Leave out the pictures and reproduce all of the data exactly.

--- Collected material ---

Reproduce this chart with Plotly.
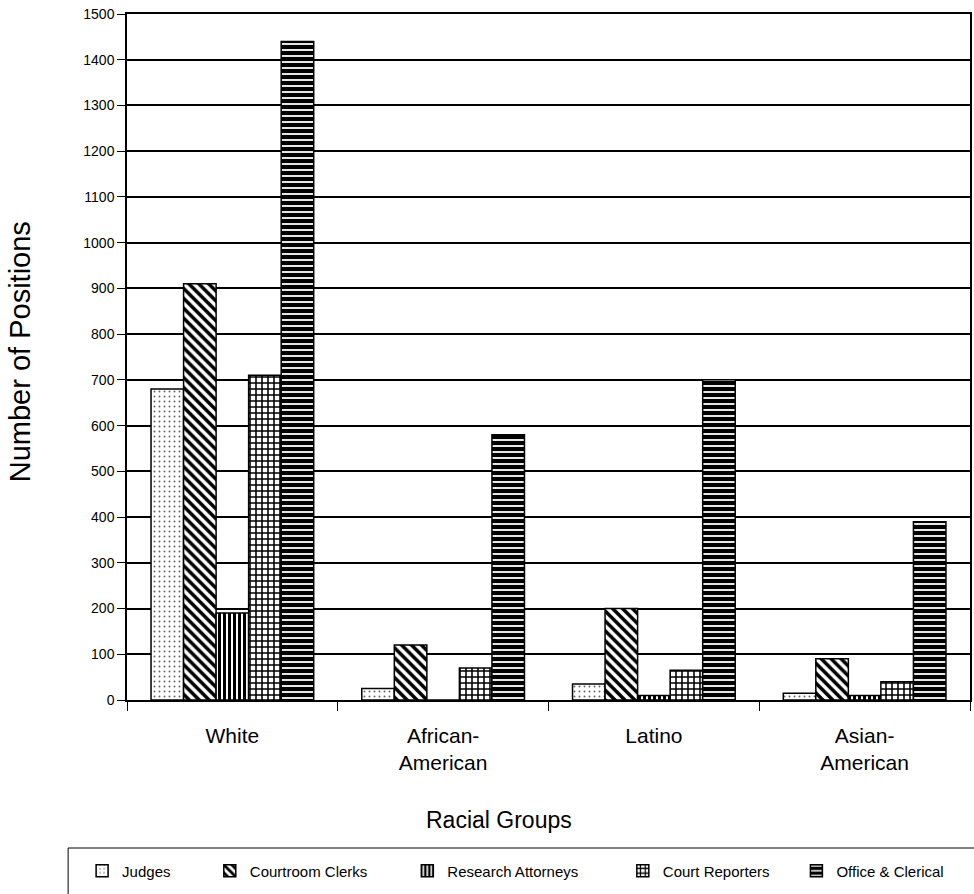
import plotly.graph_objects as go

# Racial groups on the category axis
groups = ["White", "African-<br>American", "Latino", "Asian-<br>American"]

# Number of positions per job category
judges = [680, 25, 35, 15]
courtroom_clerks = [910, 120, 200, 90]
research_attorneys = [190, 0, 10, 10]
court_reporters = [710, 70, 65, 40]
office_clerical = [1440, 580, 700, 390]

series_names = ["Judges", "Courtroom Clerks", "Research Attorneys",
                "Court Reporters", "Office & Clerical"]
series_values = [judges, courtroom_clerks, research_attorneys,
                 court_reporters, office_clerical]

y_ticks = list(range(0, 1501, 100))

FONT = "Liberation Sans, Arial, sans-serif"

# Monochrome fill patterns for each job category
patterns = [
    dict(shape=".", size=5, solidity=0.12, fgcolor="#666666"),
    dict(shape="\\", size=7, solidity=0.5, fgcolor="black"),
    dict(shape="|", size=5, solidity=0.6, fgcolor="black"),
    dict(shape="+", size=6, solidity=0.45, fgcolor="black"),
    dict(shape="-", size=6, solidity=0.7, fgcolor="black"),
]

# page geometry (px) used to convert to paper coordinates
W, H = 974, 894
ML, MR, MT, MB = 127, 2, 14, 194
PW, PH = W - ML - MR, H - MT - MB


def px_x(x):
    return (x - ML) / PW


def px_y(y):
    return (H - MB - y) / PH


fig = go.Figure()
legend_ids = ["legend", "legend2", "legend3", "legend4", "legend5"]
for name, vals, pat, lid in zip(series_names, series_values, patterns, legend_ids):
    fig.add_trace(go.Bar(
        name=name,
        x=groups,
        y=vals,
        legend=lid,
        marker=dict(
            color="white",
            line=dict(color="black", width=1.5),
            pattern=dict(fillmode="replace", bgcolor="white", **pat),
        ),
    ))

# one single-entry legend per series, spaced along the bottom strip
legend_left_px = [82, 210, 408, 624, 798]
layout_legends = {}
for lid, lx in zip(legend_ids, legend_left_px):
    layout_legends[lid] = dict(
        x=px_x(lx), xanchor="left",
        y=px_y(871), yanchor="middle",
        orientation="h",
        bgcolor="rgba(0,0,0,0)",
        borderwidth=0,
        font=dict(family=FONT, size=15, color="black"),
    )

fig.update_layout(
    width=W, height=H,
    margin=dict(l=ML, r=MR, t=MT, b=MB),
    paper_bgcolor="white",
    plot_bgcolor="white",
    barmode="group",
    bargap=0.228,
    bargroupgap=0,
    showlegend=True,
    font=dict(family=FONT, color="black"),
    **layout_legends,
)

fig.update_xaxes(
    type="category",
    showline=True, linecolor="black", linewidth=1.5, mirror=True,
    ticks="outside", tickson="boundaries", ticklen=9, tickcolor="black",
    tickwidth=1,
    tickfont=dict(family=FONT, size=21, color="black"),
    ticklabelstandoff=16,
    showgrid=False,
)

fig.update_yaxes(
    range=[0, 1500],
    tickvals=y_ticks,
    showline=True, linecolor="black", linewidth=1.5, mirror=True,
    ticks="outside", ticklen=8, tickcolor="black", tickwidth=1,
    tickfont=dict(family=FONT, size=14, color="black"),
    showgrid=True, gridcolor="black", gridwidth=1.5,
    zeroline=False,
)

# axis titles
fig.add_annotation(
    text="Number of Positions", textangle=-90,
    x=px_x(20), y=px_y(352), xref="paper", yref="paper",
    xanchor="center", yanchor="middle",
    showarrow=False, font=dict(family=FONT, size=29, color="black"),
)
fig.add_annotation(
    text="Racial Groups",
    x=px_x(500), y=px_y(820), xref="paper", yref="paper",
    xanchor="center", yanchor="middle",
    showarrow=False, font=dict(family=FONT, size=23, color="black"),
)

# legend frame
fig.add_shape(
    type="rect", xref="paper", yref="paper",
    x0=px_x(68), x1=px_x(1010), y0=px_y(848), y1=px_y(930),
    line=dict(color="black", width=1), fillcolor="rgba(0,0,0,0)",
)

fig.write_html("out.html")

---

Response:
Reproduce this chart with Plotly.
import plotly.graph_objects as go

# Racial groups on the category axis
groups = ["White", "African-<br>American", "Latino", "Asian-<br>American"]

# Number of positions per job category
judges = [680, 25, 35, 15]
courtroom_clerks = [910, 120, 200, 90]
research_attorneys = [190, 0, 10, 10]
court_reporters = [710, 70, 65, 40]
office_clerical = [1440, 580, 700, 390]

series_names = ["Judges", "Courtroom Clerks", "Research Attorneys",
                "Court Reporters", "Office & Clerical"]
series_values = [judges, courtroom_clerks, research_attorneys,
                 court_reporters, office_clerical]

y_ticks = list(range(0, 1501, 100))

FONT = "Liberation Sans, Arial, sans-serif"

# Monochrome fill patterns for each job category
patterns = [
    dict(shape=".", size=5, solidity=0.12, fgcolor="#666666"),
    dict(shape="\\", size=7, solidity=0.5, fgcolor="black"),
    dict(shape="|", size=5, solidity=0.6, fgcolor="black"),
    dict(shape="+", size=6, solidity=0.45, fgcolor="black"),
    dict(shape="-", size=6, solidity=0.7, fgcolor="black"),
]

# page geometry (px) used to convert to paper coordinates
W, H = 974, 894
ML, MR, MT, MB = 127, 2, 14, 194
PW, PH = W - ML - MR, H - MT - MB


def px_x(x):
    return (x - ML) / PW


def px_y(y):
    return (H - MB - y) / PH


fig = go.Figure()
legend_ids = ["legend", "legend2", "legend3", "legend4", "legend5"]
for name, vals, pat, lid in zip(series_names, series_values, patterns, legend_ids):
    fig.add_trace(go.Bar(
        name=name,
        x=groups,
        y=vals,
        legend=lid,
        marker=dict(
            color="white",
            line=dict(color="black", width=1.5),
            pattern=dict(fillmode="replace", bgcolor="white", **pat),
        ),
    ))

# one single-entry legend per series, spaced along the bottom strip
legend_left_px = [82, 210, 408, 624, 798]
layout_legends = {}
for lid, lx in zip(legend_ids, legend_left_px):
    layout_legends[lid] = dict(
        x=px_x(lx), xanchor="left",
        y=px_y(871), yanchor="middle",
        orientation="h",
        bgcolor="rgba(0,0,0,0)",
        borderwidth=0,
        font=dict(family=FONT, size=15, color="black"),
    )

fig.update_layout(
    width=W, height=H,
    margin=dict(l=ML, r=MR, t=MT, b=MB),
    paper_bgcolor="white",
    plot_bgcolor="white",
    barmode="group",
    bargap=0.228,
    bargroupgap=0,
    showlegend=True,
    font=dict(family=FONT, color="black"),
    **layout_legends,
)

fig.update_xaxes(
    type="category",
    showline=True, linecolor="black", linewidth=1.5, mirror=True,
    ticks="outside", tickson="boundaries", ticklen=9, tickcolor="black",
    tickwidth=1,
    tickfont=dict(family=FONT, size=21, color="black"),
    ticklabelstandoff=16,
    showgrid=False,
)

fig.update_yaxes(
    range=[0, 1500],
    tickvals=y_ticks,
    showline=True, linecolor="black", linewidth=1.5, mirror=True,
    ticks="outside", ticklen=8, tickcolor="black", tickwidth=1,
    tickfont=dict(family=FONT, size=14, color="black"),
    showgrid=True, gridcolor="black", gridwidth=1.5,
    zeroline=False,
)

# axis titles
fig.add_annotation(
    text="Number of Positions", textangle=-90,
    x=px_x(20), y=px_y(352), xref="paper", yref="paper",
    xanchor="center", yanchor="middle",
    showarrow=False, font=dict(family=FONT, size=29, color="black"),
)
fig.add_annotation(
    text="Racial Groups",
    x=px_x(500), y=px_y(820), xref="paper", yref="paper",
    xanchor="center", yanchor="middle",
    showarrow=False, font=dict(family=FONT, size=23, color="black"),
)

# legend frame
fig.add_shape(
    type="rect", xref="paper", yref="paper",
    x0=px_x(68), x1=px_x(1010), y0=px_y(848), y1=px_y(930),
    line=dict(color="black", width=1), fillcolor="rgba(0,0,0,0)",
)

fig.write_html("out.html")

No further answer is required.